For the past 19 years residents of Sderot have lived "under fire" with an average 1000 rockets and mortars per year fired from Gaza onto Israel since 2001. Despite three major military campaigns, Sderot remains a frontline in Israel’s back and forth war with Hamas and Islamic Jihad groups controlling Gaza.
Kfir Cohen, a Likud voter from Sderot, Israel in an interview with CGTN. /CGTN Photo
Only Bibi - who else is there?
The security situation for Sderot remains static. There’s no foreseeable solution or an end in sight to the “Gaza situation” despite reassurances from Prime Minister Benjamin Netanyahu.
Skepticism and doubt is a normal outgrowth of the status quo - Netanyahu - sometimes referred to by his nickname "Bibi" - has been in office for a decade. But when elections roll around, nearly half of Sderot’s residents vote Likud - Netanyahu’s political party - in a bid to keep the prime minister in place.
"Who else would we vote for?
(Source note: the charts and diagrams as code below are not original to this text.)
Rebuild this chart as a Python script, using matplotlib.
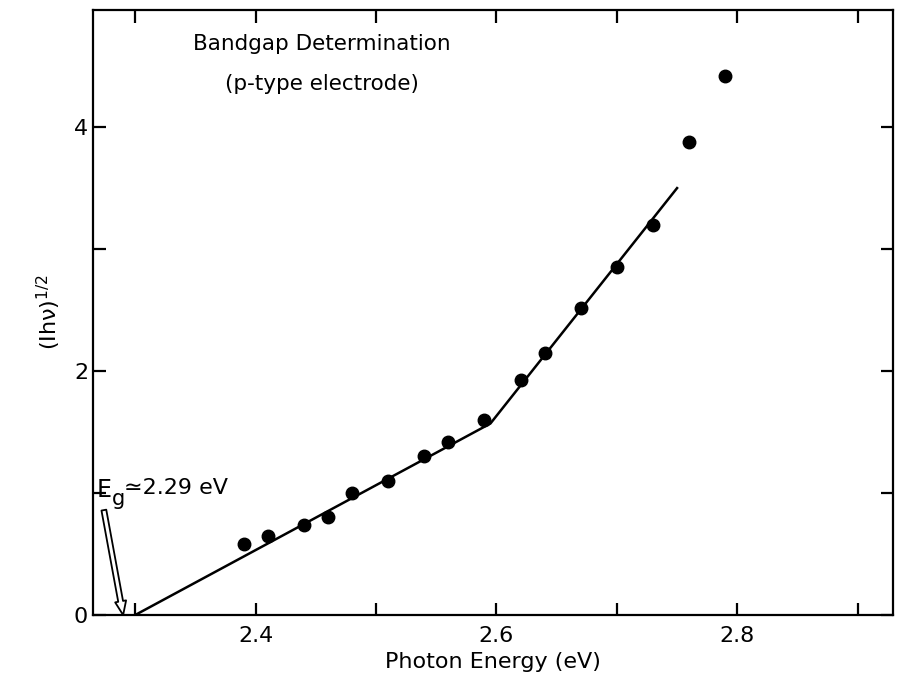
import numpy as np
from matplotlib import pyplot as plt
from matplotlib.ticker import FixedLocator, NullFormatter

# datos
energia = [2.39, 2.41, 2.44, 2.46, 2.48, 2.51, 2.54, 2.56, 2.59,
           2.62, 2.64, 2.67, 2.70, 2.73, 2.76, 2.79]
raiz = [0.58, 0.65, 0.74, 0.80, 1.00, 1.10, 1.30, 1.42, 1.60,
        1.93, 2.15, 2.52, 2.85, 3.20, 3.88, 4.42]

# recta de ajuste (dos tramos)
ajuste_x = [2.30, 2.595, 2.75]
ajuste_y = [0.0, 1.57, 3.50]

Eg = 2.29

fig = plt.figure(figsize=(8.98, 7.0), dpi=100)
ax = fig.add_axes([0.1036, 0.1214, 0.8904, 0.8643])

ax.plot(ajuste_x, ajuste_y, color='black', lw=1.8)
ax.plot(energia, raiz, 'o', color='black', ms=9)

ax.set_xlim(2.265, 2.929)
ax.set_ylim(0, 4.96)

ax.xaxis.set_major_locator(FixedLocator([2.4, 2.6, 2.8]))
ax.xaxis.set_minor_locator(FixedLocator([2.3, 2.5, 2.7, 2.9]))
ax.yaxis.set_major_locator(FixedLocator([0, 2, 4]))
ax.yaxis.set_minor_locator(FixedLocator([1, 3]))
ax.xaxis.set_minor_formatter(NullFormatter())
ax.set_xticklabels(['2.4', '2.6', '2.8'])
ax.set_yticklabels(['0', '2', '4'])

ax.tick_params(which='both', direction='in', top=True, right=True,
               length=9, width=1.6, labelsize=16)
ax.tick_params(axis='x', pad=8)
for s in ax.spines.values():
    s.set_linewidth(1.6)

ax.set_xlabel('Photon Energy (eV)', fontsize=16, labelpad=4)
ax.set_ylabel('(Ihν)$^{1/2}$', fontsize=16, labelpad=8)

ax.text(2.455, 4.68, 'Bandgap Determination', fontsize=15.5, ha='center', va='center')
ax.text(2.455, 4.35, '(p-type electrode)', fontsize=15.5, ha='center', va='center')

# etiqueta Eg con la g casi a tamano normal
ancla = (2.268, 0.97)
ax.annotate('E', xy=ancla, xytext=(0, 0), textcoords='offset points',
            fontsize=17, ha='left', va='baseline')
ax.annotate('g', xy=ancla, xytext=(11, -6), textcoords='offset points',
            fontsize=15, ha='left', va='baseline')
ax.annotate('≃2.29 eV', xy=ancla, xytext=(20, 2), textcoords='offset points',
            fontsize=16, ha='left', va='baseline')
ax.annotate('', xy=(Eg, 0.0), xytext=(2.274, 0.86),
            arrowprops=dict(arrowstyle='simple,head_width=0.8,head_length=1.0,tail_width=0.35',
                            fc='white', ec='black', lw=1.3, shrinkA=0, shrinkB=0))

plt.savefig('out.png', dpi=100)
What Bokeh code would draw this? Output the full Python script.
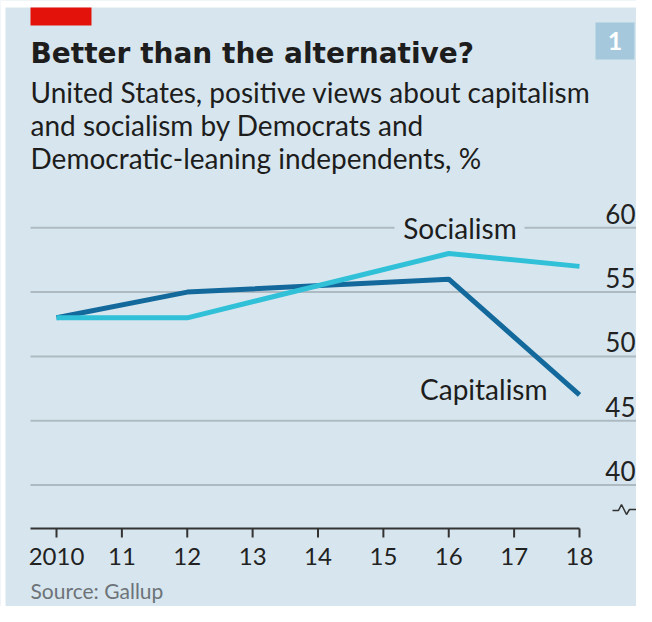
from bokeh.plotting import figure
from bokeh.models import Range1d
from bokeh.embed import file_html
from bokeh.resources import INLINE
from bokeh.core.properties import value

# ---- data ----
years = [2010, 2012, 2016, 2018]
capitalism = [53, 55, 56, 47]
socialism = [53, 53, 58, 57]
x_ticks = [2010, 2011, 2012, 2013, 2014, 2015, 2016, 2017, 2018]
x_tick_labels = ["2010", "11", "12", "13", "14", "15", "16", "17", "18"]
y_ticks = [40, 45, 50, 55, 60]
y_tick_labels = ["40", "45", "50", "55", "60"]
title_text = "Better than the alternative?"
subtitle_lines = [
    "United States, positive views about capitalism",
    "and socialism by Democrats and",
    "Democratic-leaning independents, %",
]
source_text = "Source: Gallup"
chart_number = "1"
series_names = ["Capitalism", "Socialism"]

# ---- style / layout ----
BG = "#d7e6ee"
FONT = "Lato"
TITLE_FONT = "DejaVu Sans"
W, H = 636, 606
C_CAP = "#13699c"
C_SOC = "#30c0d8"
DARK = "#1d1d1d"
AX = "#333333"
GRID = "#aebac2"

# pixel <-> data mapping of the plot area (2010 at x=56, step 65.375 px/yr; 40 at y=484.5, 12.86 px/pt)
PX_YEAR, X_2010 = 65.375, 56.0
PX_UNIT, Y_40 = 12.86, 484.5


def X(px):
    return 2010 + (px - X_2010) / PX_YEAR


def Y(py):
    return 40 - (py - Y_40) / PX_UNIT


p = figure(width=W, height=H, x_range=Range1d(X(0), X(W)), y_range=Range1d(Y(H), Y(0)),
           x_axis_type=None, y_axis_type=None, toolbar_location=None,
           output_backend="svg", min_border=0, title=None)
p.background_fill_color = BG
p.border_fill_color = BG
p.outline_line_color = None

# white page strips (top / left) and header decorations
p.quad(left=[X(0), X(0)], right=[X(W), X(5)], top=[Y(0), Y(0)], bottom=[Y(7), Y(H)],
       color="white", line_width=0)
p.quad(left=[X(30)], right=[X(91)], top=[Y(7)], bottom=[Y(25)], color="#e3120b", line_width=0)
p.quad(left=[X(595)], right=[X(634)], top=[Y(22)], bottom=[Y(59)], color="#a6c8dc", line_width=0)
p.text(x=[X(614.5)], y=[Y(40.5)], text=[chart_number], text_align="center", text_baseline="middle",
       text_font=value(FONT), text_font_style="bold", text_font_size="25px", text_color="white")

# titles
p.text(x=[X(30)], y=[Y(52.5)], text=[title_text], text_baseline="middle",
       text_font=value(TITLE_FONT), text_font_style="bold", text_font_size="28px", text_color=DARK)
p.text(x=[X(30)] * 3, y=[Y(91), Y(124), Y(157)], text=subtitle_lines, text_baseline="middle",
       text_font=value(FONT), text_font_size="28px", text_color=DARK)

# grid lines
p.segment(x0=[X(30)] * len(y_ticks), x1=[X(W)] * len(y_ticks), y0=y_ticks, y1=y_ticks,
          line_color=GRID, line_width=2)
# y tick labels (right, above grid lines)
p.text(x=[X(635)] * len(y_ticks), y=y_ticks, text=y_tick_labels, text_align="right",
       text_baseline="middle", y_offset=-14,
       text_font=value(FONT), text_font_size="26px", text_color="#222222")

# gap in the 60 grid line for the "Socialism" label
p.quad(left=[X(394)], right=[X(524)], top=[Y(221)], bottom=[Y(234)], color=BG, line_width=0)

# x axis
y_axis_line = Y(528)
p.segment(x0=[X(30)], x1=[x_ticks[-1]], y0=[y_axis_line], y1=[y_axis_line],
          line_color=AX, line_width=2)
p.segment(x0=x_ticks, x1=x_ticks, y0=[y_axis_line] * len(x_ticks), y1=[Y(537)] * len(x_ticks),
          line_color=AX, line_width=2)
p.text(x=x_ticks, y=[Y(556)] * len(x_ticks), text=x_tick_labels, text_align="center",
       text_baseline="middle", text_font=value(FONT), text_font_size="24px", text_color="#222222")

# axis-break symbol
bx = [612, 618, 621, 626, 629, 636]
by = [510, 510, 504, 514, 509, 509]
p.line([X(v) for v in bx], [Y(v) for v in by], line_color=AX, line_width=1.5)

# data lines
p.line(years, capitalism, line_color=C_CAP, line_width=5)
p.line(years, socialism, line_color=C_SOC, line_width=5)

# series labels
p.text(x=[X(459.5)], y=[60], text=[series_names[1]], text_align="center", text_baseline="middle",
       text_font=value(FONT), text_font_size="28px", text_color=DARK)
p.text(x=[X(547)], y=[Y(388)], text=[series_names[0]], text_align="right", text_baseline="middle",
       text_font=value(FONT), text_font_size="28px", text_color=DARK)

# source
p.text(x=[X(30)], y=[Y(590)], text=[source_text], text_baseline="middle",
       text_font=value(FONT), text_font_size="21px", text_color="#6d7378")

open("out.html", "w").write(file_html(p, INLINE))
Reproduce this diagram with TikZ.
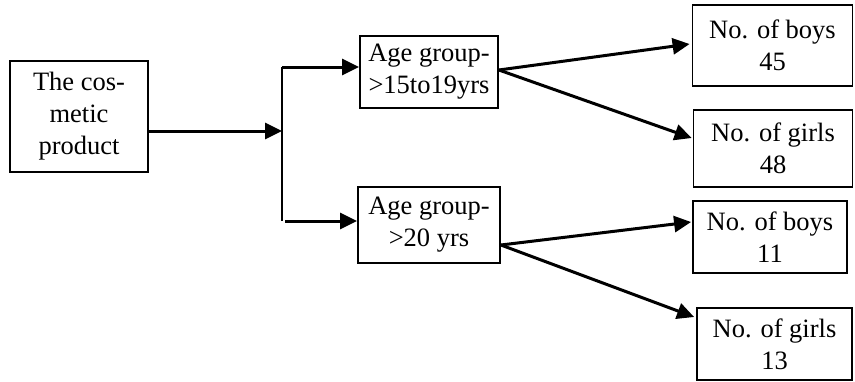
\documentclass[tikz,border=0pt]{standalone}
\usepackage{fontspec}
\setmainfont{Liberation Serif}
\usetikzlibrary{arrows.meta,calc}
\begin{document}
\begin{tikzpicture}[x=1pt,y=-1pt,
  box/.style={draw,line width=1.8pt,align=center,inner sep=0pt,
    font=\fontsize{26.5}{32}\selectfont},
  conn/.style={line width=3pt},
  arr/.style={conn,-{Triangle[length=17pt,width=16pt]}}]
\useasboundingbox (0,0) rectangle (855,381);
\node[box,minimum width=138pt,minimum height=111pt] (prod) at (79,116.5) {The cos-\\metic\\product};
\node[box,minimum width=138pt,minimum height=72pt] (age1) at (429,72) {Age group-\\>15to19yrs};
\node[box,minimum width=142pt,minimum height=76pt] (age2) at (429,225) {Age group-\\>20 yrs};
\node[box,minimum width=160pt,minimum height=81pt] (boys1) at (772.5,45.5) {No. of boys\\45};
\node[box,minimum width=159pt,minimum height=77pt] (girls1) at (773,148.5) {No. of girls\\48};
\node[box,minimum width=154pt,minimum height=72pt] (boys2) at (770,237) {No. of boys\\11};
\node[box,minimum width=155pt,minimum height=72pt] (girls2) at (774.5,344) {No. of girls\\13};
\coordinate (split) at (282,131);
\coordinate (top) at (282,67);
\coordinate (bot) at (282,221);
\coordinate (botstart) at (285,221);
\draw[arr] ($(prod.east)+(0,14.5)$) -- (split);
\draw[line width=2pt] (top) -- (bot);
\draw[arr] (top) -- (age1.west |- top);
\draw[arr] (botstart) -- (age2.west |- botstart);
\draw[arr] ($(age1.east)+(0,-2)$) -- ($(boys1.west)+(-2,-1.5)$);
\draw[arr] ($(age1.east)+(0,-2)$) -- ($(girls1.west)+(-1,-10.5)$);
\draw[arr] ($(age2.east)+(0,20)$) -- ($(boys2.west)+(-1,-15)$);
\draw[arr] ($(age2.east)+(0,20)$) -- ($(girls2.west)+(-2,-27)$);
\end{tikzpicture}
\end{document}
There’s no-one. Only Bibi. He’s a brand. People all over the world know who he is and what he’s done. Why would we vote for anyone else? It would be like switching a Lamborghini for a Fiat Uno." Cohen stressed.
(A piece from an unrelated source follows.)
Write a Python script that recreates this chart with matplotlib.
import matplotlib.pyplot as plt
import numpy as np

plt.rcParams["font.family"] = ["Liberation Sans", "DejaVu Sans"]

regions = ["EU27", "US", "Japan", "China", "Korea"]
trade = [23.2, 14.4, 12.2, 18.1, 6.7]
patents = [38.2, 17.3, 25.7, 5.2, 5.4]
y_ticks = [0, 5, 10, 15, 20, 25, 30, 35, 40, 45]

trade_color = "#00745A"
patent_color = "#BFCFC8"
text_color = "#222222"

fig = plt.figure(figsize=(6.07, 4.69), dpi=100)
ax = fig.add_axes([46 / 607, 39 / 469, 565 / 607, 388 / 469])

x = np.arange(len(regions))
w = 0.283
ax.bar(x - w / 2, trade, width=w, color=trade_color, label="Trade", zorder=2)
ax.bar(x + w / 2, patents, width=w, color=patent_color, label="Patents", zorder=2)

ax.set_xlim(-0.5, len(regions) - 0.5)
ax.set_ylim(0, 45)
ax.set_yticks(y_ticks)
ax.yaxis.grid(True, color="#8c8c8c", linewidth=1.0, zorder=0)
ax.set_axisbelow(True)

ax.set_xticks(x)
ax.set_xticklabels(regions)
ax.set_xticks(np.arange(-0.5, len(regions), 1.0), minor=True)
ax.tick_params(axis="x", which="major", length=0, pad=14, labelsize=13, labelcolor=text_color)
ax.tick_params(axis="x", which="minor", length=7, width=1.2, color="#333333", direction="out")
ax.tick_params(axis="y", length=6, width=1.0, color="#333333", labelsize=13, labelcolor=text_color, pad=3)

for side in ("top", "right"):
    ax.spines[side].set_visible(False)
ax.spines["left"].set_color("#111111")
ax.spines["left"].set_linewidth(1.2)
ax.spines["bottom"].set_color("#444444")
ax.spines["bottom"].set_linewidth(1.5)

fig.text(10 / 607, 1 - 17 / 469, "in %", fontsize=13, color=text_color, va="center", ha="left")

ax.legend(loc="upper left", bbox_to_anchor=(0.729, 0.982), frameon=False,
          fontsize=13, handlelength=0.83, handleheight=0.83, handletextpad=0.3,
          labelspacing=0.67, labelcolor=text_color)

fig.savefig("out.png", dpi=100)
The Iron Dome is an anti-rocket battery in Sderot, Israel. /CGTN Photo
Economic uptick and the the iron dome
Against the security odds, Sderot is experiencing a construction boom and five percent economic growth per year - both attributed to Bibi. After years of fleeing Sderot, Israelis are relocating to the border city. The population stands at 25,000.
Analysts point to the Iron Dome Defense system, operational in Sderot since 2011, as a turning point marker of restored confidence. The Iron Dome intercepts rockets at a 90 percent success rate - one of the biggest reasons people are willing to endure the trauma and set up house in the development town.
Voting Likud is part tradition – "my grandfather and father voted Likud. I vote Likud. It’s what we do," one Sderot resident told CGTN. It is also borne of distrust.
"Most of the people living in Sderot are from Arab countries," Israel Democracy Institute analyst Ofer Kenig tells CGTN. "They don’t trust left parties who are perceived as playing a role in keeping them from successfully integrating into Israeli society."
Ofer Kenig, a political analyst from Israel Democracy Institute in an interview with CGTN. /CGTN Photo
"Likud speaks our language," Cohen also said.
But the dialect isn’t native to all Sderot residents.
"I was born and raised here," Sima told CGTN. "The security situation hasn’t changed. I always voted Likud but not anymore. We need solutions - not promises."